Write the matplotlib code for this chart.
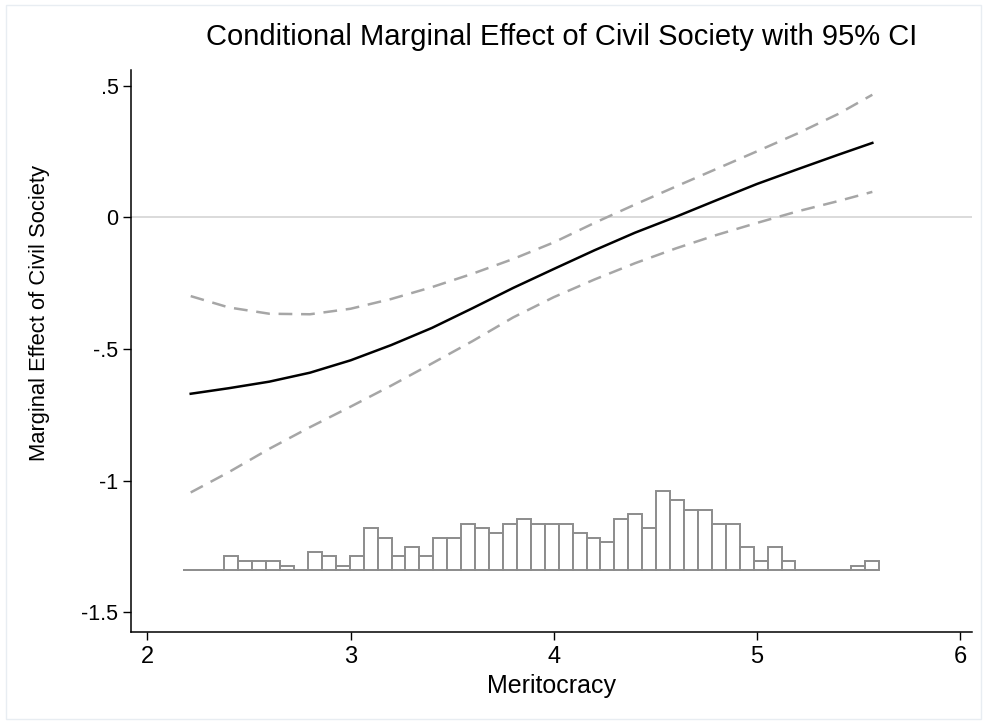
import numpy as np
import matplotlib
matplotlib.use("Agg")
import matplotlib.pyplot as plt
from matplotlib.patches import Rectangle

plt.rcParams['font.family'] = ['Liberation Sans', 'DejaVu Sans']

# marginal effect curve and 95% CI
meritocracy = [2.213, 2.4, 2.6, 2.8, 3.0, 3.2, 3.4, 3.6, 3.8, 4.0, 4.2,
               4.4, 4.6, 4.8, 5.0, 5.2, 5.4, 5.568]
effect = [-0.670, -0.649, -0.624, -0.590, -0.543, -0.485, -0.420, -0.345,
          -0.268, -0.196, -0.125, -0.058, 0.002, 0.065, 0.127, 0.183,
          0.238, 0.283]
ci_upper = [-0.299, -0.342, -0.366, -0.368, -0.347, -0.310, -0.265, -0.214,
            -0.158, -0.095, -0.021, 0.049, 0.117, 0.184, 0.251, 0.319,
            0.393, 0.466]
ci_lower = [-1.045, -0.968, -0.879, -0.797, -0.719, -0.639, -0.555, -0.470,
            -0.380, -0.303, -0.236, -0.174, -0.118, -0.067, -0.021, 0.023,
            0.062, 0.097]

# histogram of meritocracy (frequency per bin)
hist_min, hist_max = 2.173, 5.601
hist_counts = [0, 0, 0, 3, 2, 2, 2, 1, 0, 4, 3, 1, 3, 9, 7, 3, 5, 3, 7, 7,
               10, 9, 8, 10, 11, 10, 10, 10, 8, 7, 6, 11, 12, 9, 17, 15, 13,
               13, 10, 10, 5, 2, 5, 2, 0, 0, 0, 0, 1, 2]

xticks = [2, 3, 4, 5, 6]
yticks = [0.5, 0, -0.5, -1, -1.5]
yticklabels = ['.5', '0', '-.5', '-1', '-1.5']

# histogram placement inside the plot (Stata-style rescaled overlay)
hist_base = -1.341
hist_unit = 0.01773

fig = plt.figure(figsize=(9.87, 7.24), dpi=100)
ax = fig.add_axes([0.1327, 0.1275, 0.852, 0.7758])

fig.patches.append(Rectangle((0.006, 0.007), 0.988, 0.986, transform=fig.transFigure,
                             fill=False, edgecolor='#e8edf2', linewidth=1.0))

ax.axhline(0, color='#dadada', linewidth=1.4, zorder=1)

edges = np.linspace(hist_min, hist_max, len(hist_counts) + 1)
heights = np.array(hist_counts) * hist_unit
ax.bar(edges[:-1], heights, width=np.diff(edges), bottom=hist_base, align='edge',
       facecolor='white', edgecolor='#8c8c8c', linewidth=1.4, zorder=2)

ax.plot(meritocracy, ci_upper, color='#a6a6a6', linewidth=1.8,
        dashes=(5.5, 3.5), zorder=3)
ax.plot(meritocracy, ci_lower, color='#a6a6a6', linewidth=1.8,
        dashes=(5.5, 3.5), zorder=3)
ax.plot(meritocracy, effect, color='black', linewidth=1.8, zorder=4)

ax.set_xlim(1.919, 6.058)
ax.set_ylim(-1.574, 0.560)
ax.set_xticks(xticks)
ax.set_yticks(yticks)
ax.set_yticklabels(yticklabels)
ax.tick_params(direction='out', length=6, width=1, pad=3)
ax.tick_params(axis='x', labelsize=17, pad=4)
ax.tick_params(axis='y', labelsize=15.5)

for side in ['top', 'right']:
    ax.spines[side].set_visible(False)
for side in ['left', 'bottom']:
    ax.spines[side].set_linewidth(1.1)

ax.set_xlabel('Meritocracy', fontsize=18)
ax.xaxis.set_label_coords(0.5, -0.075)
ax.set_ylabel('Marginal Effect of Civil Society', fontsize=15.8)
ax.yaxis.set_label_coords(-0.096, 0.567)
fig.text(562 / 987, 1 - 37 / 724, 'Conditional Marginal Effect of Civil Society with 95% CI',
         ha='center', va='center', fontsize=21)

fig.savefig('out.png', dpi=100, facecolor='white')
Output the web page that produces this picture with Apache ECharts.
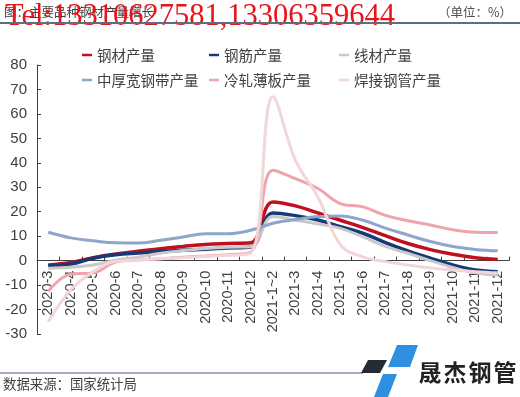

= = =

### Task to carry out
Omit each picture, then return all of the listing exactly as it stands.

### Full response
Write the matplotlib code for this chart.
import numpy as np
import matplotlib
matplotlib.use("Agg")
import matplotlib.pyplot as plt
from matplotlib.patches import Rectangle

plt.rcParams['font.family'] = ['Liberation Sans', 'DejaVu Sans']

# marginal effect curve and 95% CI
meritocracy = [2.213, 2.4, 2.6, 2.8, 3.0, 3.2, 3.4, 3.6, 3.8, 4.0, 4.2,
               4.4, 4.6, 4.8, 5.0, 5.2, 5.4, 5.568]
effect = [-0.670, -0.649, -0.624, -0.590, -0.543, -0.485, -0.420, -0.345,
          -0.268, -0.196, -0.125, -0.058, 0.002, 0.065, 0.127, 0.183,
          0.238, 0.283]
ci_upper = [-0.299, -0.342, -0.366, -0.368, -0.347, -0.310, -0.265, -0.214,
            -0.158, -0.095, -0.021, 0.049, 0.117, 0.184, 0.251, 0.319,
            0.393, 0.466]
ci_lower = [-1.045, -0.968, -0.879, -0.797, -0.719, -0.639, -0.555, -0.470,
            -0.380, -0.303, -0.236, -0.174, -0.118, -0.067, -0.021, 0.023,
            0.062, 0.097]

# histogram of meritocracy (frequency per bin)
hist_min, hist_max = 2.173, 5.601
hist_counts = [0, 0, 0, 3, 2, 2, 2, 1, 0, 4, 3, 1, 3, 9, 7, 3, 5, 3, 7, 7,
               10, 9, 8, 10, 11, 10, 10, 10, 8, 7, 6, 11, 12, 9, 17, 15, 13,
               13, 10, 10, 5, 2, 5, 2, 0, 0, 0, 0, 1, 2]

xticks = [2, 3, 4, 5, 6]
yticks = [0.5, 0, -0.5, -1, -1.5]
yticklabels = ['.5', '0', '-.5', '-1', '-1.5']

# histogram placement inside the plot (Stata-style rescaled overlay)
hist_base = -1.341
hist_unit = 0.01773

fig = plt.figure(figsize=(9.87, 7.24), dpi=100)
ax = fig.add_axes([0.1327, 0.1275, 0.852, 0.7758])

fig.patches.append(Rectangle((0.006, 0.007), 0.988, 0.986, transform=fig.transFigure,
                             fill=False, edgecolor='#e8edf2', linewidth=1.0))

ax.axhline(0, color='#dadada', linewidth=1.4, zorder=1)

edges = np.linspace(hist_min, hist_max, len(hist_counts) + 1)
heights = np.array(hist_counts) * hist_unit
ax.bar(edges[:-1], heights, width=np.diff(edges), bottom=hist_base, align='edge',
       facecolor='white', edgecolor='#8c8c8c', linewidth=1.4, zorder=2)

ax.plot(meritocracy, ci_upper, color='#a6a6a6', linewidth=1.8,
        dashes=(5.5, 3.5), zorder=3)
ax.plot(meritocracy, ci_lower, color='#a6a6a6', linewidth=1.8,
        dashes=(5.5, 3.5), zorder=3)
ax.plot(meritocracy, effect, color='black', linewidth=1.8, zorder=4)

ax.set_xlim(1.919, 6.058)
ax.set_ylim(-1.574, 0.560)
ax.set_xticks(xticks)
ax.set_yticks(yticks)
ax.set_yticklabels(yticklabels)
ax.tick_params(direction='out', length=6, width=1, pad=3)
ax.tick_params(axis='x', labelsize=17, pad=4)
ax.tick_params(axis='y', labelsize=15.5)

for side in ['top', 'right']:
    ax.spines[side].set_visible(False)
for side in ['left', 'bottom']:
    ax.spines[side].set_linewidth(1.1)

ax.set_xlabel('Meritocracy', fontsize=18)
ax.xaxis.set_label_coords(0.5, -0.075)
ax.set_ylabel('Marginal Effect of Civil Society', fontsize=15.8)
ax.yaxis.set_label_coords(-0.096, 0.567)
fig.text(562 / 987, 1 - 37 / 724, 'Conditional Marginal Effect of Civil Society with 95% CI',
         ha='center', va='center', fontsize=21)

fig.savefig('out.png', dpi=100, facecolor='white')
Output the web page that produces this picture with Apache ECharts.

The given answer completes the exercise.